Both Leland and Natalie write about the Northeast Kingdom in a language born from decades of inquisitive familiarity. Their parents encouraged them to learn the precise names of the plants, animals and constellations around them. For both writers, their accurate descriptions are a token of their regard for --and intimate knowledge of --the local landscape.

Leland's poems are thick with seasonal observations of "the pungent abundance at the edge of things:" yellow rattle, hawkweed, steeplebush, bedstraw, ragweed, horseradish coltsfoot and tansy, to name just a few. Mosher -- who fishes with Kinsey -- says, "It's a joy to go fishing with Leland, and not only because he's a good friend, but because he knows the name of every fish, every flower, every bird and every tree." Kinsey's verdant vocabulary springs from a lifetime of inquiry, rather than a casual quick walk through a botany book. "I set out to know what was before me so I could name it," says Kinsey.

Kinsey-Warnock also draws on a scientific vocabulary, to the occasional dismay of editors. Few kids today know aster, chokeberries, butternuts -- or what a catamount is -- but Natalie refuses to talk down to the reader. "What's wrong with them learning?" she asks. "This dumbing down -- I refuse to be a part of it. You have to paint a picture in somebody's mind, and 'flower' doesn't paint a picture. To me it seems a lie not to say what it is."

In As Long As There Are Mountains (1997), the most directly autobiographical of Kinsey-Warnock's young adult novels, 13-year old Iris Anderson muses about family farm finances:

Father tells a joke about a farmer who wins a million dollars. Folks ask him what he's going to do with it and the farmer says, "Well, I guess I'll just keep farming till it's all gone," and I'd say that just about sums up farming, economically speaking.

"It's hard, manual work," and rarely profitable, Kinsey-Warnock clarifies. Besides the difficulty in just doing the necessary work to keep things going, bad luck can ruin a farm. In As Long As There Are Mountains, the family's barn burns down with livestock still inside, the family is crushed by financial hardship, and a parent loses a limb: I'd seen him out in the woods, his gray face twisted in pain, the flash of white bone poking through the bloody meat of his leg, and it had been enough. Eventually the family is forced to sell the farm. "That was our life," says Kinsey-Warnock. The Kinsey family history includes numerous tragedies, including a cousin who fell into the corn chopper, and didn't come out again. And, of course, selling the herd.

Such hazards are plain in Leland's poem, "Small Wounds and Minor Ailments," which chronicles a broad and gruesome spectrum of injuries, including shoving the tines of a pitchfork through his own foot.
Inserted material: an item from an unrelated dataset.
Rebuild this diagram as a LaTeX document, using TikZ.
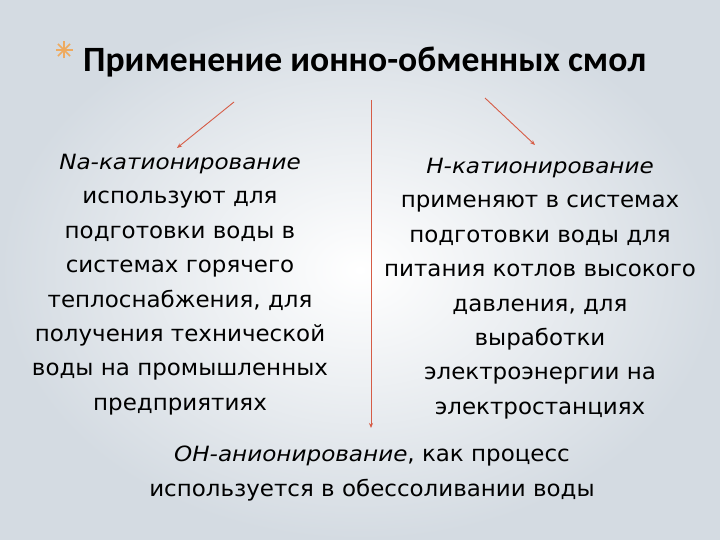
\documentclass[tikz,border=0pt]{standalone}
\usepackage{fontspec}
\setmainfont{Carlito}
\newfontfamily\bodyfont[FakeStretch=1.03]{DejaVu Sans}
\newfontfamily\itfont[FakeStretch=1.1]{DejaVu Sans Oblique}
\usetikzlibrary{arrows.meta}
\definecolor{arrowred}{RGB}{214,92,70}
\definecolor{star}{RGB}{238,170,95}
\definecolor{edgegray}{RGB}{212,219,226}
\tikzset{
  body/.style={align=center, font=\bodyfont\fontsize{22.3}{34.4}\selectfont, text=black, inner sep=0pt},
  conn/.style={draw=arrowred, line width=0.9pt, -{Stealth[length=5pt,width=4pt]}},
  spoke/.style={draw=star, line width=1.5pt}
}
\newcommand{\itl}[1]{{\itfont\fontsize{21}{34.4}\selectfont #1}}
\begin{document}
\begin{tikzpicture}[x=1pt,y=-1pt]
\useasboundingbox (0,0) rectangle (720,540);
\shade[inner color=white, outer color=edgegray] (0,0) rectangle (720,540);
\coordinate (star) at (64,50);
\foreach \a in {0,45,90,135} {\draw[spoke] (star) ++(\a:8.5) -- ++(\a+180:17);}
\node[anchor=base west, inner sep=0pt, font=\bfseries\fontsize{35.6}{35.6}\selectfont] (title) at (83,72) {Применение ионно-обменных смол};
\coordinate (la) at (234,102);
\coordinate (ma) at (371,100);
\coordinate (ra) at (485,98);
\node[body, anchor=north] (left) at (180,154) {\itl{Na-катионирование}\\используют для\\подготовки воды в\\системах горячего\\теплоснабжения, для\\получения технической\\воды на промышленных\\предприятиях};
\node[body, anchor=north] (right) at (540,158) {\itl{H-катионирование}\\применяют в системах\\подготовки воды для\\питания котлов высокого\\давления, для\\выработки\\электроэнергии на\\электростанциях};
\node[body, anchor=north] (bottom) at (372,446) {\itl{OH-анионирование}, как процесс\\используется в обессоливании воды};
\draw[conn] (la) -- (177,148);
\draw[conn] (ra) -- (535,145);
\draw[conn] (ma) -- (371,428);
\end{tikzpicture}
\end{document}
The work was unrelenting. "My father didn't take a vacation until I was 16," Kinsey recalls. "I remember him stopping to throw up in the gutter."
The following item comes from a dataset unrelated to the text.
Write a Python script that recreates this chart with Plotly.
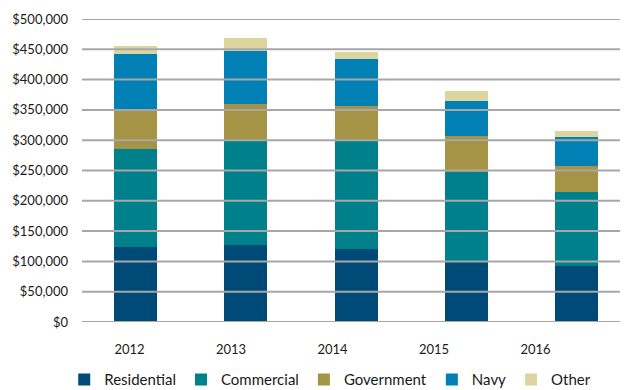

Though Kinsey's own three children all help the extended family with sugaring, they are not aspiring farmers. The poet doesn't express any regrets in this department, but wonders at the differences in parent-child relationships on and off the farm. "Though it was difficult and dangerous, the chores and the work that was required was seen as necessary and even helpful to the family."
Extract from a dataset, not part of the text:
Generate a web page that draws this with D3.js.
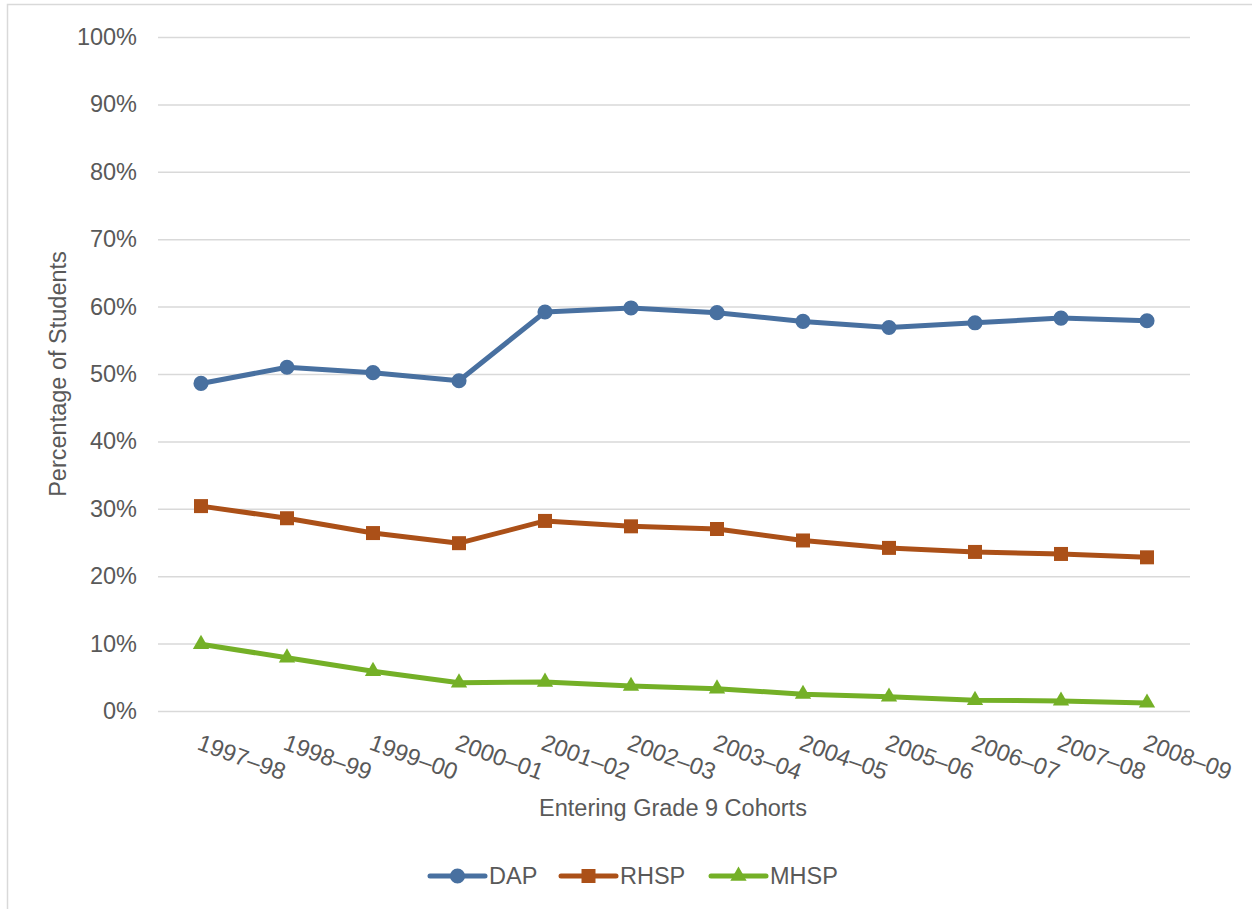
<!DOCTYPE html>
<html>
<head>
<meta charset="utf-8">
<script src="https://cdn.jsdelivr.net/npm/d3@7"></script>
<style>
  html, body { margin: 0; padding: 0; background: #fff; }
  svg { display: block; font-family: "Liberation Sans", Arial, sans-serif; }
</style>
</head>
<body>
<svg id="chart" width="1252" height="909"></svg>
<script>
// Entering grade 9 cohorts
const cohorts = ["1997–98","1998–99","1999–00","2000–01","2001–02","2002–03",
                 "2003–04","2004–05","2005–06","2006–07","2007–08","2008–09"];

// Share of students by graduation program (%)
const dap  = [48.6, 51.0, 50.2, 49.0, 59.2, 59.8, 59.1, 57.8, 56.9, 57.6, 58.3, 57.9];
const rhsp = [30.4, 28.6, 26.4, 24.9, 28.2, 27.4, 27.0, 25.3, 24.2, 23.6, 23.3, 22.8];
const mhsp = [ 9.9,  7.9,  5.9,  4.2,  4.3,  3.7,  3.3,  2.5,  2.1,  1.6,  1.5,  1.2];

const yTicks = [0, 10, 20, 30, 40, 50, 60, 70, 80, 90, 100];

const series = [
  { name: "DAP",  values: dap,  color: "#4870a0", symbol: d3.symbolCircle,   size: 180 },
  { name: "RHSP", values: rhsp, color: "#ab5018", symbol: d3.symbolSquare,   size: 196 },
  { name: "MHSP", values: mhsp, color: "#74b027", symbol: d3.symbolTriangle, size: 115 }
];

const svg = d3.select("#chart");
const textColor = "#595959";
const fontSize = "23.5px";

// outer frame
svg.append("rect")
  .attr("x", 7.5).attr("y", 4.5)
  .attr("width", 1260).attr("height", 920)
  .attr("fill", "none").attr("stroke", "#d9d9d9").attr("stroke-width", 1.5);

const plot = { left: 158, right: 1190, top: 37, bottom: 711 };

const x = d3.scaleBand().domain(cohorts).range([plot.left, plot.right]);
const y = d3.scaleLinear().domain([0, 100]).range([plot.bottom, plot.top]);

// horizontal gridlines + y labels
const yAxis = d3.axisLeft(y)
  .tickValues(yTicks)
  .tickSize(-(plot.right - plot.left))
  .tickPadding(21)
  .tickFormat(d => d + "%");

const gy = svg.append("g")
  .attr("transform", `translate(${plot.left},0)`)
  .call(yAxis);
gy.select(".domain").remove();
gy.selectAll(".tick line").attr("stroke", "#d9d9d9").attr("stroke-width", 1.5);
gy.selectAll(".tick text")
  .attr("fill", textColor)
  .style("font-size", fontSize);

// x labels, rotated
const gx = svg.append("g");
gx.selectAll("text")
  .data(cohorts)
  .join("text")
  .attr("transform", d => `translate(${x(d) + x.bandwidth() / 2 - 5},${plot.bottom + 38}) rotate(20)`)
  .attr("text-anchor", "start")
  .attr("fill", textColor)
  .style("font-size", fontSize)
  .text(d => d);

// axis titles
svg.append("text")
  .attr("transform", `translate(66,${(plot.top + plot.bottom) / 2}) rotate(-90)`)
  .attr("text-anchor", "middle")
  .attr("fill", textColor)
  .style("font-size", fontSize)
  .text("Percentage of Students");

svg.append("text")
  .attr("x", 673).attr("y", 816)
  .attr("text-anchor", "middle")
  .attr("fill", textColor)
  .style("font-size", fontSize)
  .text("Entering Grade 9 Cohorts");

// series lines and markers
const line = d3.line()
  .x((d, i) => x(cohorts[i]) + x.bandwidth() / 2)
  .y(d => y(d));

series.forEach(s => {
  const g = svg.append("g");
  g.append("path")
    .attr("d", line(s.values))
    .attr("fill", "none")
    .attr("stroke", s.color)
    .attr("stroke-width", 5)
    .attr("stroke-linejoin", "round")
    .attr("stroke-linecap", "round");
  g.selectAll("path.mark")
    .data(s.values)
    .join("path")
    .attr("class", "mark")
    .attr("transform", (d, i) => `translate(${x(cohorts[i]) + x.bandwidth() / 2},${y(d)})`)
    .attr("d", d3.symbol().type(s.symbol).size(s.size))
    .attr("fill", s.color);
});

// legend
const legendX = [430, 561, 711];
const legendY = 876;
series.forEach((s, i) => {
  const g = svg.append("g").attr("transform", `translate(${legendX[i]},${legendY})`);
  g.append("line")
    .attr("x1", 0).attr("x2", 55).attr("y1", 0).attr("y2", 0)
    .attr("stroke", s.color).attr("stroke-width", 5).attr("stroke-linecap", "round");
  g.append("path")
    .attr("transform", "translate(27.5,0)")
    .attr("d", d3.symbol().type(s.symbol).size(s.size))
    .attr("fill", s.color);
  g.append("text")
    .attr("x", 59).attr("y", 0).attr("dy", "0.36em")
    .attr("fill", textColor)
    .style("font-size", fontSize)
    .text(s.name);
});
</script>
</body>
</html>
"The chores that kids do around the house, like taking out the trash, don't have the same gravitas as turning the hay because if it molds it isn't going to feed the cows through the winter. Quite often you see this disjunct between kids and their families. Quite often there's poor, or no understanding of what their parents do, there's not that immediate connection to their work and the work of the family."

Kinsey-Warnock comments that although the work was hard, it laid a sound foundation for her sense of self. No work "allowances" were made for her femininity -- and the way she says "allow-ances" makes it clear that she would consider such exceptions a disadvantage. She and her brothers were expected to do whatever needed doing -- and she still expects the same of herself. "Even if it seemed like a physical impossibility, we never said, 'We can't do that.' It was more like, 'How are we going to do that?'"

Although it's been years since he last injured himself on farm equipment, Kinsey's poetic route hasn't been pain-free, either. As Mosher says, somewhat ruefully, "I can't think of any other type of writing as difficult as writing poetry."

"Poets in America -- what a foolish thing to be!" laughs Kinsey. "It's difficult... but a lot of things are."

Kinsey's next volume of poetry will likely be African-inspired. He's been a regular visitor to Tanzania, where his cousin has been working for 25 years. But his travels in no way minimize his long-term commitment to Vermont.

Kinsey-Warnock maintains an almost fierce love of the land where she grew up. The character of Iris in As Long As There Are Mountains perhaps best articulates Kinsey-Warnock's sense of belonging. Contemplating a move to White River Junc-tion, she muses,

I was afraid of losing what meant the most to me: this land, my roots, my footing in this dark, stony soil. I doubted that anyone ever had felt deeper roots than I felt for my home, the farm, and the land... I was like one of those stars, held in place by invisible strings that when cut would send me spinning, out of control, through the sky until I hit unknown forces and burned up.

To a stranger passing through, the landscape, though beautiful, looks much like many other forested farming communities in New England. Could Kinsey-Warnock's affection for the landscape be transplanted to, say, New Hampshire?

She thinks this over a moment, then leans forward urgently. "I wouldn't have Miles Hill," she says, pointing to the rise of land facing her front porch. "There's a 12-acre field up there -- it's my favorite place in the world. I am here. This is where my ancestors came. They didn't come over to that place in New Hampshire. This is where my father has lived. This is where my family lives. There's something here that endures.